** Problem requirements **
Retype each line exactly. Skip images.

** Exercise material **
-- start --

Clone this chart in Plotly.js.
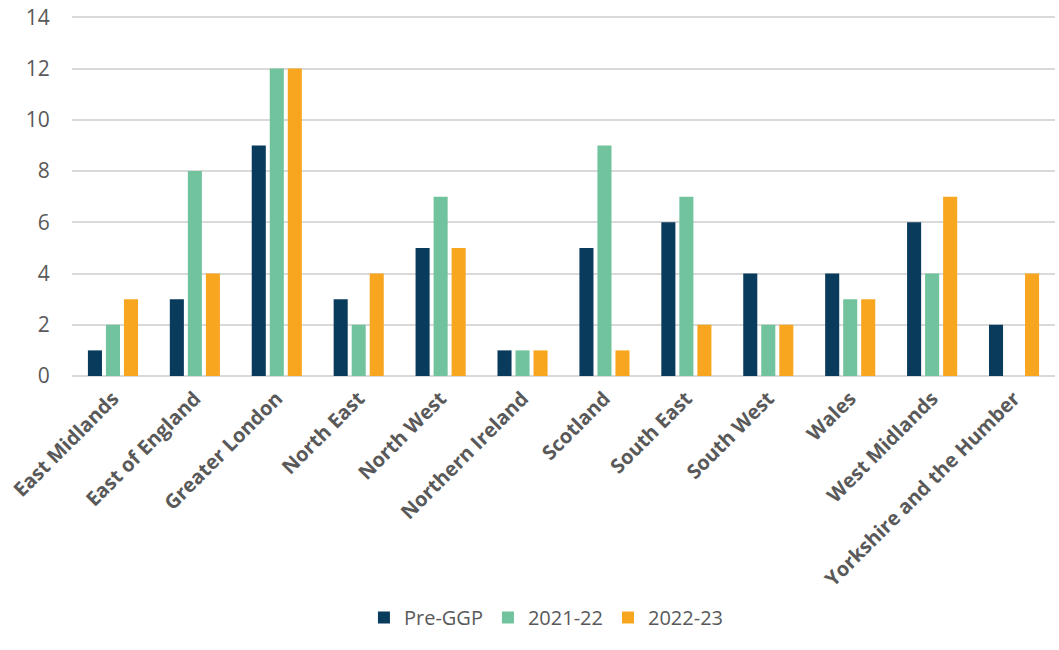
<!DOCTYPE html>
<html>
<head>
<meta charset="utf-8">
<script src="https://cdn.plot.ly/plotly-3.0.1.min.js"></script>
<style>html,body{margin:0;padding:0;background:#fff;}#chart{width:1059px;height:650px;}</style>
</head>
<body>
<div id="chart"></div>
<script>
const regions = ["East Midlands","East of England","Greater London","North East","North West","Northern Ireland","Scotland","South East","South West","Wales","West Midlands","Yorkshire and the Humber"];
const preGGP = [1,3,9,3,5,1,5,6,4,4,6,2];
const y2021_22 = [2,8,12,2,7,1,9,7,2,3,4,0];
const y2022_23 = [3,4,12,4,5,1,1,2,2,3,7,4];
const yTickVals = [0,2,4,6,8,10,12,14];
const seriesNames = ["Pre-GGP","2021-22","2022-23"];
const colors = ["#093b5c","#71c39d","#f8a61f"];

const data = [preGGP, y2021_22, y2022_23].map((vals, i) => ({
  type: "bar",
  x: regions,
  y: vals,
  name: seriesNames[i],
  marker: {color: colors[i]},
  hoverinfo: "x+y+name"
}));

const layout = {
  width: 1059, height: 650,
  margin: {l: 72, r: 4, t: 16, b: 274},
  paper_bgcolor: "#fff", plot_bgcolor: "#fff",
  barmode: "group",
  bargap: 0.34,
  bargroupgap: 0.22,
  font: {family: "Open Sans, sans-serif", size: 19, color: "#595959"},
  xaxis: {
    type: "category",
    tickangle: -45,
    tickfont: {family: "Open Sans, sans-serif", size: 20, color: "#595959", weight: "bold"},
    showgrid: false, zeroline: false, showline: false,
    ticks: "outside", ticklen: 2, tickcolor: "rgba(0,0,0,0)", automargin: false
  },
  yaxis: {
    range: [0, 14.05],
    tickmode: "array",
    tickvals: yTickVals,
    ticktext: yTickVals.map(String),
    tickfont: {family: "Open Sans, sans-serif", size: 21, color: "#595959"},
    showgrid: true, gridcolor: "#d9d9d9", gridwidth: 1.5,
    zeroline: true, zerolinecolor: "#d9d9d9", zerolinewidth: 1.5,
    showline: false,
    ticks: "outside", ticklen: 17, tickcolor: "rgba(0,0,0,0)",
    automargin: false
  },
  showlegend: true,
  legend: {
    orientation: "h",
    xref: "container", yref: "container",
    x: 0.516, xanchor: "center",
    y: 0.02, yanchor: "bottom",
    font: {family: "Open Sans, sans-serif", size: 20, color: "#595959"},
    itemwidth: 30,
    tracegroupgap: 0
  }
};

Plotly.newPlot("chart", data, layout, {displayModeBar: false, staticPlot: false});
</script>
</body>
</html>
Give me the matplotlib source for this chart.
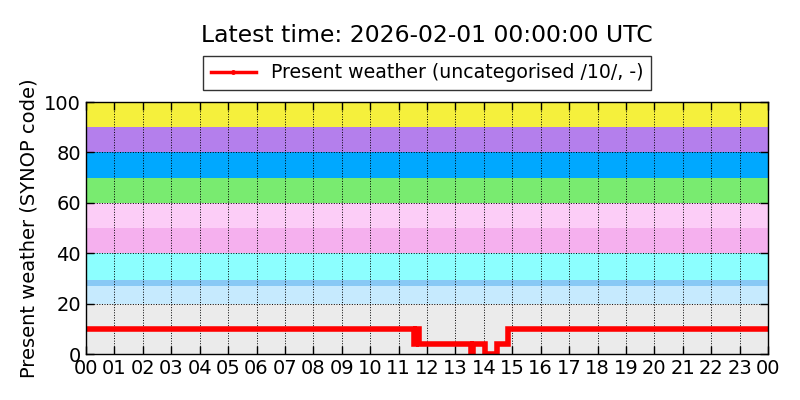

-- end --

** Completed exercise **
Clone this chart in Plotly.js.
<!DOCTYPE html>
<html>
<head>
<meta charset="utf-8">
<script src="https://cdn.plot.ly/plotly-3.0.1.min.js"></script>
<style>html,body{margin:0;padding:0;background:#fff;}#chart{width:1059px;height:650px;}</style>
</head>
<body>
<div id="chart"></div>
<script>
const regions = ["East Midlands","East of England","Greater London","North East","North West","Northern Ireland","Scotland","South East","South West","Wales","West Midlands","Yorkshire and the Humber"];
const preGGP = [1,3,9,3,5,1,5,6,4,4,6,2];
const y2021_22 = [2,8,12,2,7,1,9,7,2,3,4,0];
const y2022_23 = [3,4,12,4,5,1,1,2,2,3,7,4];
const yTickVals = [0,2,4,6,8,10,12,14];
const seriesNames = ["Pre-GGP","2021-22","2022-23"];
const colors = ["#093b5c","#71c39d","#f8a61f"];

const data = [preGGP, y2021_22, y2022_23].map((vals, i) => ({
  type: "bar",
  x: regions,
  y: vals,
  name: seriesNames[i],
  marker: {color: colors[i]},
  hoverinfo: "x+y+name"
}));

const layout = {
  width: 1059, height: 650,
  margin: {l: 72, r: 4, t: 16, b: 274},
  paper_bgcolor: "#fff", plot_bgcolor: "#fff",
  barmode: "group",
  bargap: 0.34,
  bargroupgap: 0.22,
  font: {family: "Open Sans, sans-serif", size: 19, color: "#595959"},
  xaxis: {
    type: "category",
    tickangle: -45,
    tickfont: {family: "Open Sans, sans-serif", size: 20, color: "#595959", weight: "bold"},
    showgrid: false, zeroline: false, showline: false,
    ticks: "outside", ticklen: 2, tickcolor: "rgba(0,0,0,0)", automargin: false
  },
  yaxis: {
    range: [0, 14.05],
    tickmode: "array",
    tickvals: yTickVals,
    ticktext: yTickVals.map(String),
    tickfont: {family: "Open Sans, sans-serif", size: 21, color: "#595959"},
    showgrid: true, gridcolor: "#d9d9d9", gridwidth: 1.5,
    zeroline: true, zerolinecolor: "#d9d9d9", zerolinewidth: 1.5,
    showline: false,
    ticks: "outside", ticklen: 17, tickcolor: "rgba(0,0,0,0)",
    automargin: false
  },
  showlegend: true,
  legend: {
    orientation: "h",
    xref: "container", yref: "container",
    x: 0.516, xanchor: "center",
    y: 0.02, yanchor: "bottom",
    font: {family: "Open Sans, sans-serif", size: 20, color: "#595959"},
    itemwidth: 30,
    tracegroupgap: 0
  }
};

Plotly.newPlot("chart", data, layout, {displayModeBar: false, staticPlot: false});
</script>
</body>
</html>
Give me the matplotlib source for this chart.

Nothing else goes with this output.